PaMaDoCoBloNaBloPoMoMo 2008, Day 17: Midterm missives & musings

Published at 6:25 PM on November 17, 2008

Seventeen days ago, I threw myself headlong into my very first NaBloPoMo with a few specific goals in mind. First of all, I wanted to prove to myself that I could, indeed, write one blog post per day for thirty days straight. 


You wouldn't know this, of course, but in an admittedly nutty I way I like staging competitions against myself. And this one seemed considerably more fun than the other battles I've waged against myself in my time, like Don't Take Your Leftovers Out Of The Microwave Until The Timer Beeps and Don't Go Out To Eat All September and Don't Buy New Clothes Until January and Don't Step On The Green Floor Tiles At The Grocery Store Or The Crocodiles Will Get You. 

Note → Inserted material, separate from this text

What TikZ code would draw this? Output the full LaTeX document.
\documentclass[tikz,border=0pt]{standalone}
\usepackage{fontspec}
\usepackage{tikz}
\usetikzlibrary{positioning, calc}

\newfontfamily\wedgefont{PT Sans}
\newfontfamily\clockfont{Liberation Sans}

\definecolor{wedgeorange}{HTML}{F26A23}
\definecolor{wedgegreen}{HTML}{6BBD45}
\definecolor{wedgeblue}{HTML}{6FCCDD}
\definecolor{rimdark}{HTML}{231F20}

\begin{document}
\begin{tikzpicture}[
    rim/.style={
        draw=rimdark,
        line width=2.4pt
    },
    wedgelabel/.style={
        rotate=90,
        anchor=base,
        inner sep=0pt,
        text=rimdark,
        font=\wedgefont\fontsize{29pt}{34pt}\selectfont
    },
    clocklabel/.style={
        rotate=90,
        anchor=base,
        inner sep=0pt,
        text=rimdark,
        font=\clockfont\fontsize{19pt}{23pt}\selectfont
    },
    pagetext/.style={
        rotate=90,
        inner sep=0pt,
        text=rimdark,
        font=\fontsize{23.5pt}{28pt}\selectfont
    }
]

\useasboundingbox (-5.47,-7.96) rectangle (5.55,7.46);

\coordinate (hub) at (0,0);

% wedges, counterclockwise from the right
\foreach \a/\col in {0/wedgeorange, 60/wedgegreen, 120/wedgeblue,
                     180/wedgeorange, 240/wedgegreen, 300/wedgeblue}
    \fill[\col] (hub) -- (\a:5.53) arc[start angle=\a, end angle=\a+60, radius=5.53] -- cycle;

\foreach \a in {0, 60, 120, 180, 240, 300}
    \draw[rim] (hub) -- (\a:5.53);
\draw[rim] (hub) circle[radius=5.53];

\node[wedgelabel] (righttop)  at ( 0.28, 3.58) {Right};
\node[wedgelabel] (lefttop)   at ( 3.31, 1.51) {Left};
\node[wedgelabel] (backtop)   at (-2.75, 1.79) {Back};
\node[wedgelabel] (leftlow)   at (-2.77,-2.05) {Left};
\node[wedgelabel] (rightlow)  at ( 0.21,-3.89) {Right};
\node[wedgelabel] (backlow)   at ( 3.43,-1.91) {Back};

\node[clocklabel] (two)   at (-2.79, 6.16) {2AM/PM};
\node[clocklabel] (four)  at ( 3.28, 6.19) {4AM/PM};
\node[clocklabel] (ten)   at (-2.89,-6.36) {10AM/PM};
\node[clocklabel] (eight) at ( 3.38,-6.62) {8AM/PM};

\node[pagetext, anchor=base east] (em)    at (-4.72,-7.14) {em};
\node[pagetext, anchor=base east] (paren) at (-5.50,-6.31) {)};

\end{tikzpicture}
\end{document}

And so far, somehow, I've succeeded. Kind of. 

I can't say my PaMaDoCoBloNaBloPoMoMo entries have been among my finest works as a writer, but hopefully all future Googlers of my name will understand-- or, at the very least, will be so bowled over by my immense acronym-crafting skills that they'll gladly ignore the mostly-uninspired tripe that has comprised these daily blog posts thus far. 

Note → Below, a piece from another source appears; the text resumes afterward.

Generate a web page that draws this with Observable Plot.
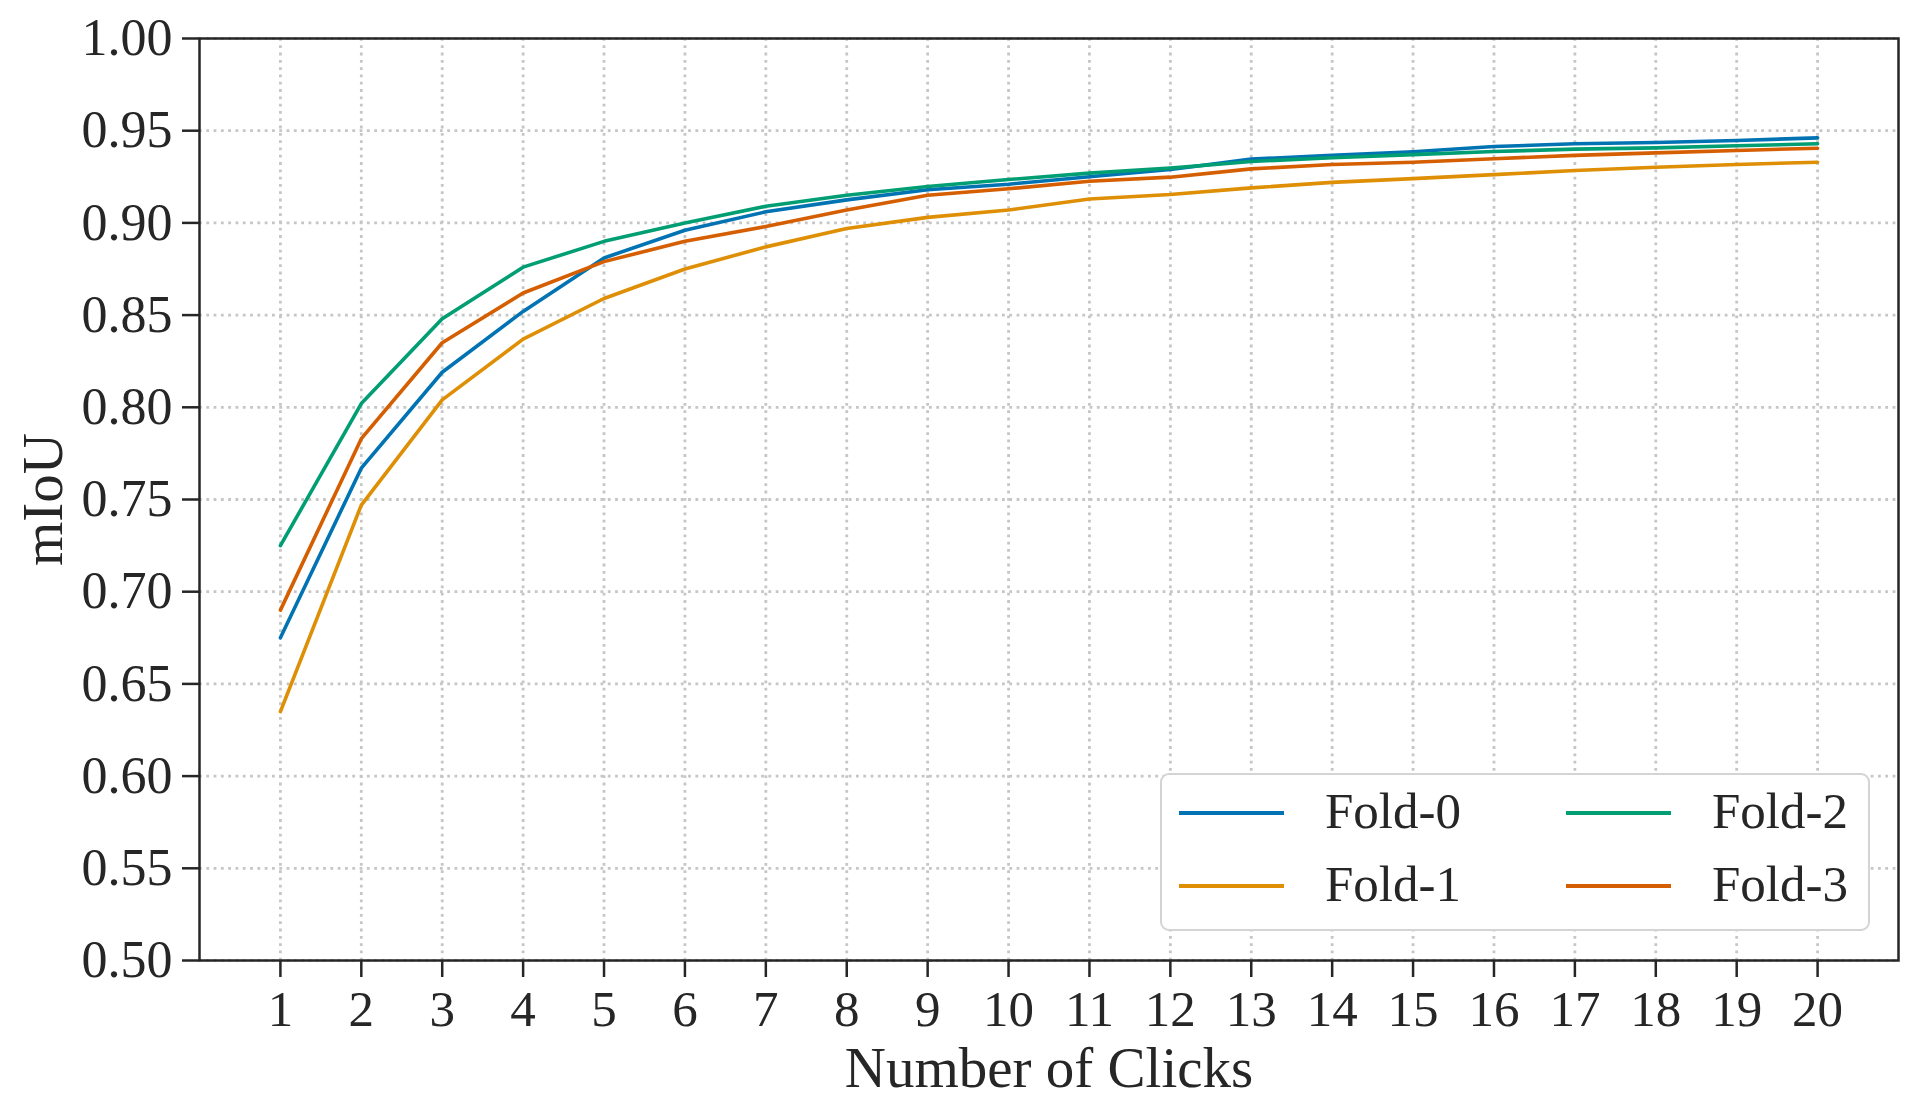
<!DOCTYPE html>
<html>
<head>
<meta charset="utf-8">
<script src="https://cdn.jsdelivr.net/npm/d3@7"></script>
<script src="https://cdn.jsdelivr.net/npm/@observablehq/plot@0.6"></script>
<style>
  body { margin: 0; background: #fff; }
  #wrap { position: relative; width: 1918px; height: 1116px; }
  #legend { position: absolute; left: 1160px; top: 773px; width: 710px; height: 158px;
    border: 2px solid #d4d4d4; border-radius: 9px; background: #fff; box-sizing: border-box;
    font-family: "Liberation Serif", "Times New Roman", serif; font-size: 51px; color: #262626; }
  .sw { position: absolute; height: 3.5px; width: 105px; }
  .lab { position: absolute; line-height: 1; white-space: nowrap; }
</style>
</head>
<body>
<div id="wrap"><div id="legend"></div></div>
<script>
const clicks = [1, 2, 3, 4, 5, 6, 7, 8, 9, 10, 11, 12, 13, 14, 15, 16, 17, 18, 19, 20];
const folds = ["Fold-0", "Fold-1", "Fold-2", "Fold-3"];
const colors = ["#0173B2", "#DE8F05", "#029E73", "#D55E00"];
const fold0 = [0.675, 0.767, 0.819, 0.852, 0.881, 0.896, 0.906, 0.9125, 0.918, 0.921, 0.925, 0.929, 0.9346, 0.9366, 0.9386, 0.9414, 0.9429, 0.9436, 0.9447, 0.9461];
const fold1 = [0.635, 0.747, 0.804, 0.837, 0.859, 0.875, 0.887, 0.897, 0.903, 0.907, 0.913, 0.9154, 0.919, 0.922, 0.924, 0.9262, 0.9284, 0.9302, 0.9317, 0.9329];
const fold2 = [0.725, 0.802, 0.848, 0.876, 0.890, 0.900, 0.909, 0.915, 0.9197, 0.9235, 0.927, 0.9297, 0.9333, 0.9353, 0.937, 0.9387, 0.940, 0.9407, 0.9418, 0.9429];
const fold3 = [0.690, 0.783, 0.835, 0.862, 0.879, 0.890, 0.898, 0.907, 0.915, 0.9185, 0.9226, 0.9248, 0.9293, 0.9317, 0.9329, 0.9348, 0.9366, 0.938, 0.9393, 0.9405];
const yTicks = [0.50, 0.55, 0.60, 0.65, 0.70, 0.75, 0.80, 0.85, 0.90, 0.95, 1.00];
const xLabel = "Number of Clicks";
const yLabel = "mIoU";

const series = [fold0, fold1, fold2, fold3];
const data = [];
series.forEach((vals, i) => vals.forEach((v, j) => data.push({fold: folds[i], click: clicks[j], miou: v})));

const font = '"Liberation Serif", "Times New Roman", serif';
const ink = "#262626";
const gridStyle = {stroke: "#c6c6c6", strokeOpacity: 1, strokeWidth: 2.8, strokeDasharray: "2.8,4.5"};

const chart = Plot.plot({
  width: 1918,
  height: 1116,
  marginLeft: 199,
  marginRight: 20,
  marginTop: 38,
  marginBottom: 156,
  style: {fontFamily: font, color: ink, background: "#fff", overflow: "visible"},
  x: {domain: [0, 21]},
  y: {domain: [0.5, 1.0]},
  color: {domain: folds, range: colors},
  marks: [
    Plot.gridX(clicks, gridStyle),
    Plot.gridY(yTicks, gridStyle),
    Plot.line(data, {x: "click", y: "miou", z: "fold", stroke: "fold", strokeWidth: 3.6, strokeLinejoin: "round"}),
    Plot.axisX(clicks, {tickSize: 17, tickPadding: 12, strokeWidth: 2.5, fontSize: 51, label: null, tickFormat: d => String(d)}),
    Plot.axisY(yTicks, {tickSize: 17, tickPadding: 10, strokeWidth: 2.5, fontSize: 52, label: null, tickFormat: d3.format(".2f")}),
    Plot.frame({stroke: ink, strokeWidth: 2.5}),
    Plot.text([xLabel], {frameAnchor: "bottom", dy: 108, textAnchor: "middle", lineAnchor: "middle", fontSize: 57, fill: ink, text: d => d}),
    Plot.text([yLabel], {frameAnchor: "left", dx: -156, rotate: -90, textAnchor: "middle", lineAnchor: "middle", fontSize: 57, fill: ink, text: d => d})
  ]
});
document.getElementById("wrap").prepend(chart);

// legend
const legend = document.getElementById("legend");
const pos = [[17, 38], [17, 111], [404, 38], [404, 111]];
folds.forEach((f, i) => {
  const [lx, ly] = pos[i];
  const sw = document.createElement("div");
  sw.className = "sw";
  sw.style.left = lx + "px";
  sw.style.top = (ly - 1.75) + "px";
  sw.style.background = colors[i];
  legend.appendChild(sw);
  const t = document.createElement("div");
  t.className = "lab";
  t.textContent = f;
  t.style.left = (lx + 146) + "px";
  t.style.top = (ly - 27) + "px";
  legend.appendChild(t);
});
</script>
</body>
</html>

Second, I really wanted to learn something about the strange world of blogging. I've personally blogged in some form or fashion since before it was even called blogging-- since before it was cool, even-- so the fact that it's become such a widespread cultural phenomenon, seemingly seeping into every corner of the Internet-using world, completely fascinates me. How individuals represent themselves and their lives online, to audiences that may or may not know them, to audiences they may or may not know even exist-- this is what I wanted to explore, my little Junior Web Sociologist plastic microscope and safari hat in tow, with PaMaDoCoBloNaBloPoMo. 

Also, I just really like blogs. My Google Reader is totally out of control. I have a habit of subscribing to RSS feeds of complete strangers and following their lives for months, sometimes years, until I start creeping even myself and then unsubscribe. Or not. Mostly not. And this isn't just an Internet tendency: I have been known to shut down all conversation while out at dinner with friends just so I can listen in on the folks at the next table over. I consider the ability to easily eavesdrop one of the saving graces of airline travel and public transportation. Also, I like taking walks right at dusk when people still have their shades open and you can see to their living rooms where they're watching Friends reruns or eating dinner. In the least creepy way possible, of course.  

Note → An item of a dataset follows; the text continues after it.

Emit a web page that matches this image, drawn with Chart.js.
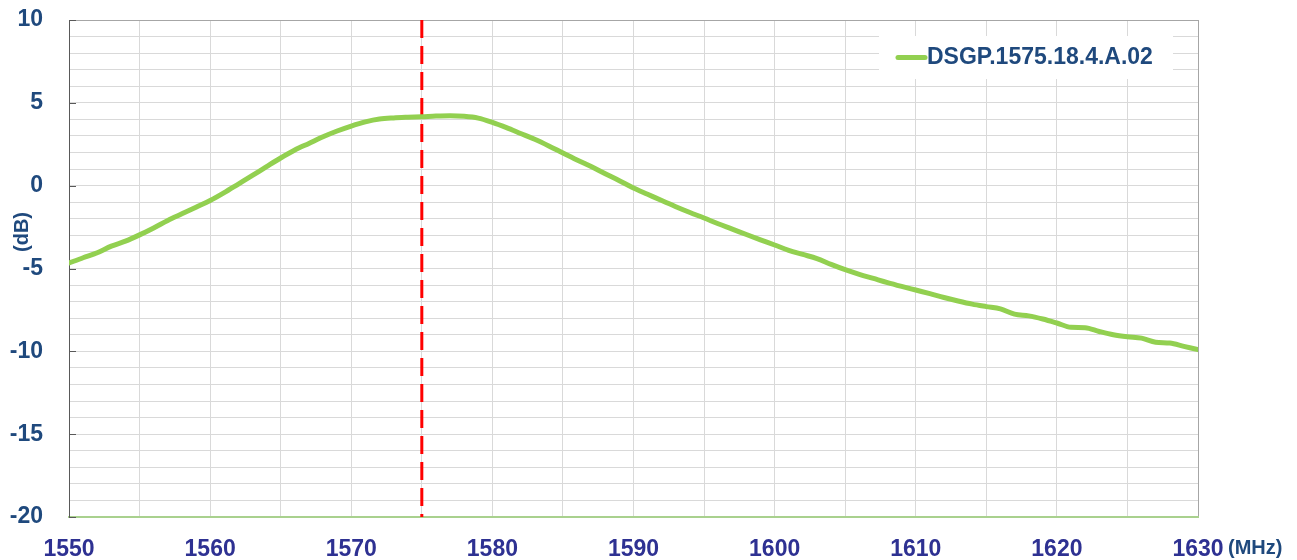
<!DOCTYPE html>
<html>
<head>
<meta charset="utf-8">
<script src="https://cdn.jsdelivr.net/npm/chart.js@4/dist/chart.umd.min.js"></script>
<style>
  html, body { margin: 0; padding: 0; background: #fff; overflow: hidden; }
  canvas { display: block; }
</style>
</head>
<body>
<canvas id="grafico" width="1297" height="560"></canvas>
<script>
// frequencia (MHz) e ganho (dB)
const freqs = [1550, 1551, 1552, 1553, 1554, 1555, 1556, 1557, 1558, 1559,
               1560, 1561, 1562, 1563, 1564, 1565, 1566, 1567, 1568, 1569,
               1570, 1571, 1572, 1573, 1574, 1575, 1576, 1577, 1578, 1579,
               1580, 1581, 1582, 1583, 1584, 1585, 1586, 1587, 1588, 1589,
               1590, 1591, 1592, 1593, 1594, 1595, 1596, 1597, 1598, 1599,
               1600, 1601, 1602, 1603, 1604, 1605, 1606, 1607, 1608, 1609,
               1610, 1611, 1612, 1613, 1614, 1615, 1616, 1617, 1618, 1619,
               1620, 1621, 1622, 1623, 1624, 1625, 1626, 1627, 1628, 1629, 1630];
const ganho = [-4.67, -4.35, -4.05, -3.65, -3.35, -2.97, -2.55, -2.1, -1.7, -1.3,
               -0.9, -0.42, 0.1, 0.62, 1.15, 1.67, 2.15, 2.55, 2.95, 3.3,
               3.6, 3.85, 4.02, 4.09, 4.13, 4.16, 4.2, 4.22, 4.19, 4.08,
               3.82, 3.5, 3.15, 2.8, 2.4, 1.97, 1.55, 1.15, 0.72, 0.3,
               -0.14, -0.52, -0.9, -1.27, -1.62, -1.95, -2.3, -2.62, -2.95, -3.27,
               -3.58, -3.9, -4.15, -4.4, -4.75, -5.07, -5.35, -5.6, -5.85, -6.08,
               -6.3, -6.52, -6.75, -6.96, -7.15, -7.3, -7.44, -7.75, -7.86, -8.05,
               -8.29, -8.55, -8.57, -8.8, -9.0, -9.12, -9.2, -9.45, -9.5, -9.7, -9.9];
const nomeSerie = 'DSGP.1575.18.4.A.02';
const freqCentral = 1575;
const xMin = 1550, xMax = 1630;
const yMin = -20, yMax = 10;

const azulY = '#1F497D';
const azulX = '#2E3192';
const verde = '#92D050';
const fonte = '"Liberation Sans", Arial, sans-serif';

// textos extras, eixo y tick marks e legenda
const extras = {
    id: 'extras',
    afterDraw(chart) {
        const c = chart.ctx;
        const a = chart.chartArea;
        const ys = chart.scales.y;
        c.save();
        // pequenos ticks no eixo y
        c.strokeStyle = '#595959';
        c.lineWidth = 1;
        for (let v = yMin; v <= yMax; v += 5) {
            const p = Math.round(ys.getPixelForValue(v)) + 0.5;
            c.beginPath();
            c.moveTo(a.left, p);
            c.lineTo(a.left + 7, p);
            c.stroke();
        }
        // (dB)
        c.fillStyle = azulY;
        c.font = 'bold 20px ' + fonte;
        c.textAlign = 'center';
        c.textBaseline = 'middle';
        c.translate(22, 232);
        c.rotate(-Math.PI / 2);
        c.fillText('(dB)', 0, 0);
        c.restore();

        c.save();
        c.fillStyle = azulY;
        c.font = 'bold 20px ' + fonte;
        c.textAlign = 'left';
        c.textBaseline = 'middle';
        c.fillText('(MHz)', 1228, 548);

        // legenda
        c.fillStyle = '#fff';
        c.fillRect(879, 36, 294, 43);
        c.strokeStyle = verde;
        c.lineWidth = 5;
        c.lineCap = 'round';
        c.beginPath();
        c.moveTo(898, 57.5);
        c.lineTo(925, 57.5);
        c.stroke();
        c.fillStyle = azulY;
        c.font = 'bold 23px ' + fonte;
        c.fillText(nomeSerie, 927, 58);
        c.restore();
    }
};

const ctx = document.getElementById('grafico').getContext('2d');
window.myChart = new Chart(ctx, {
    type: 'line',
    data: {
        datasets: [{
            label: nomeSerie,
            data: freqs.map((f, i) => ({x: f, y: ganho[i]})),
            borderColor: verde,
            borderWidth: 5,
            pointRadius: 0,
            tension: 0.4,
            cubicInterpolationMode: 'monotone',
            borderCapStyle: 'round'
        }, {
            label: 'central',
            data: [{x: freqCentral, y: yMax}, {x: freqCentral, y: yMin}],
            borderColor: '#FF0000',
            borderWidth: 3,
            borderDash: [18, 8],
            pointRadius: 0
        }]
    },
    options: {
        responsive: false,
        animation: false,
        devicePixelRatio: 1,
        layout: { padding: { top: 20, right: 99, left: 0, bottom: 0 } },
        plugins: {
            legend: { display: false },
            tooltip: { enabled: false }
        },
        scales: {
            x: {
                type: 'linear',
                min: xMin, max: xMax,
                afterFit: s => { s.height = 43; s.paddingLeft = 0; s.paddingRight = 0; },
                border: { color: '#A9D18E', width: 2 },
                grid: {
                    color: c => c.tick.value === xMax ? '#A6A6A6' : '#D9D9D9',
                    drawTicks: false
                },
                ticks: {
                    stepSize: 5,
                    padding: 19,
                    autoSkip: false,
                    maxRotation: 0,
                    color: azulX,
                    font: { family: fonte, size: 23, weight: 'bold' },
                    callback: v => v % 10 === 0 ? String(v) : ''
                }
            },
            y: {
                min: yMin, max: yMax,
                afterFit: s => { s.width = 69; s.paddingTop = 0; s.paddingBottom = 0; },
                border: { color: '#595959', width: 1 },
                grid: {
                    color: c => c.tick.value === yMax ? '#A6A6A6' : '#D9D9D9',
                    drawTicks: false
                },
                ticks: {
                    stepSize: 1,
                    padding: 26,
                    autoSkip: false,
                    color: azulY,
                    font: { family: fonte, size: 23, weight: 'bold' },
                    callback: v => v % 5 === 0 ? String(v) : ''
                }
            }
        }
    },
    plugins: [extras]
});
</script>
</body>
</html>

So you'd think that keeping up with 27 or more other NaBloPoMo participants would just warm the cockles of my weird little nosy heart, wouldn't you? Wrong. It's actually been quite tedious. The bloggers I've profiled up to this point have been the most fun, smart and engaging of the bunch-- or at least the ones most easily commented upon without resorting to outright mockery-- but it's been more work than I expected to separate the wheat from the chaff. 

Turns out, ordinary people are less interesting to me when they're presented in their own words, on their own terms, through a medium by which they intend to be heard, by which they can edit their thoughts and present their lives in an organized, custom-designed template, complete with photos of their kids in Halloween costumes and their favorite videos of Sarah Palin being a blustering idiot and kittens doing adorable kitten things. 

It's both the self-consciousness and lack thereof that get to me: All the apparent self-editing, self-censoring, self-preserving and all the unfettered discussion of extremely personal information, family dramas, financial strife, stomach viruses. 

Were I on a bus, a plane, a street corner or a coffee shop, my ears would gobble it all up like so many slices of unfiltered, everyday life. Sad stories, happy stories, boring stories told to a friend, that matter to someone but not to me, and somehow seem more beautiful for it. Read on a blog, though, the everydayness is warped by the author's intentional effort to share it with the world, by their assumption that someone cares, by their compulsion to publish and proliferate it to a potentially unlimited worldwide audience of strangers.

That's not to say personal blogging is a bad thing, that people who detail their daily lives in a public Internet forum are bad people, that they shouldn't do it, that they should be thought less of for doing it. It's just to say that it can be a little bit boring. Or, if you're slogging through a dozen or more a day as part of a somewhat poorly-planned personal blogging quest, a big bit boring. 

If the Internet was a crowded bus and its passengers were talking as much as they're blogging, that would be one thing. But the Internet is a big, wide open space. You can read what you like. You can skip over what you don't like. And if you're left reading blogs you detest, well, that's your fault. (Or it's your job.) You can't blame the bloggers themselves. I'm certainly not.

This begs another question, though: What impulse drove all of these ordinary people want to blog about their ordinary lives on a daily basis for an entire month? I can't say for sure, but I bet a lot of them used to skip over those green tiles at the supermarket, too. 

(Yesterday, my daily post was a List of the Day roundup of artful gig poster designers. Tomorrow, I resume my trip down NaBloPoMo's alphabetical blogroll.)